What is being asked: Repeat the data that follows, word for word, without the images.
________________
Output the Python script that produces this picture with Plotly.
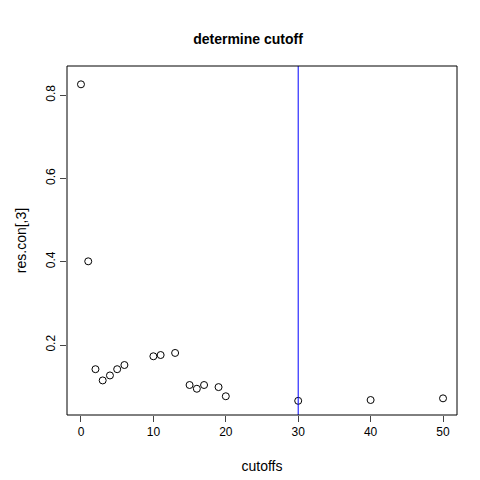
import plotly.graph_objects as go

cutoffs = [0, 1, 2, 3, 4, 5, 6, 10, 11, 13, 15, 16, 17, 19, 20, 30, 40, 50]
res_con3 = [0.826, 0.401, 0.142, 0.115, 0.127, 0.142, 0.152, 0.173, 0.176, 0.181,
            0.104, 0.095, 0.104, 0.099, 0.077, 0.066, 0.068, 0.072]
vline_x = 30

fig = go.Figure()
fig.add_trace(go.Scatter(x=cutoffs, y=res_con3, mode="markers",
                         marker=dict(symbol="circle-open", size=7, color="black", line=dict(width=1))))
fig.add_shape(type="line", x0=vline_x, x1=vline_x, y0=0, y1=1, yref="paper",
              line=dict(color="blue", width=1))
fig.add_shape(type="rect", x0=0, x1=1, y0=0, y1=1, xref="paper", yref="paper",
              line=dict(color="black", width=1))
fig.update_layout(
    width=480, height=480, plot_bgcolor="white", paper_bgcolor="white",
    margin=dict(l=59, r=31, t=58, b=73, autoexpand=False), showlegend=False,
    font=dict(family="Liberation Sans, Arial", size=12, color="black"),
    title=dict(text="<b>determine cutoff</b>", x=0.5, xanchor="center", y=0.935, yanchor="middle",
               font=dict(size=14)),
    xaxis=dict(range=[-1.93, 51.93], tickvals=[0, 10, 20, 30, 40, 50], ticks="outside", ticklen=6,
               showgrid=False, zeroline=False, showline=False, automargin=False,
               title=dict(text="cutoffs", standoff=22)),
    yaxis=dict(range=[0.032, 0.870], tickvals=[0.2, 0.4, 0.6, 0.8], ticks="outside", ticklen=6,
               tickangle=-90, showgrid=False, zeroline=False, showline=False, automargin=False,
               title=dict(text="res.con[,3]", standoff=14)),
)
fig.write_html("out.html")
________________
Correct response:
Output the Python script that produces this picture with Plotly.
import plotly.graph_objects as go

cutoffs = [0, 1, 2, 3, 4, 5, 6, 10, 11, 13, 15, 16, 17, 19, 20, 30, 40, 50]
res_con3 = [0.826, 0.401, 0.142, 0.115, 0.127, 0.142, 0.152, 0.173, 0.176, 0.181,
            0.104, 0.095, 0.104, 0.099, 0.077, 0.066, 0.068, 0.072]
vline_x = 30

fig = go.Figure()
fig.add_trace(go.Scatter(x=cutoffs, y=res_con3, mode="markers",
                         marker=dict(symbol="circle-open", size=7, color="black", line=dict(width=1))))
fig.add_shape(type="line", x0=vline_x, x1=vline_x, y0=0, y1=1, yref="paper",
              line=dict(color="blue", width=1))
fig.add_shape(type="rect", x0=0, x1=1, y0=0, y1=1, xref="paper", yref="paper",
              line=dict(color="black", width=1))
fig.update_layout(
    width=480, height=480, plot_bgcolor="white", paper_bgcolor="white",
    margin=dict(l=59, r=31, t=58, b=73, autoexpand=False), showlegend=False,
    font=dict(family="Liberation Sans, Arial", size=12, color="black"),
    title=dict(text="<b>determine cutoff</b>", x=0.5, xanchor="center", y=0.935, yanchor="middle",
               font=dict(size=14)),
    xaxis=dict(range=[-1.93, 51.93], tickvals=[0, 10, 20, 30, 40, 50], ticks="outside", ticklen=6,
               showgrid=False, zeroline=False, showline=False, automargin=False,
               title=dict(text="cutoffs", standoff=22)),
    yaxis=dict(range=[0.032, 0.870], tickvals=[0.2, 0.4, 0.6, 0.8], ticks="outside", ticklen=6,
               tickangle=-90, showgrid=False, zeroline=False, showline=False, automargin=False,
               title=dict(text="res.con[,3]", standoff=14)),
)
fig.write_html("out.html")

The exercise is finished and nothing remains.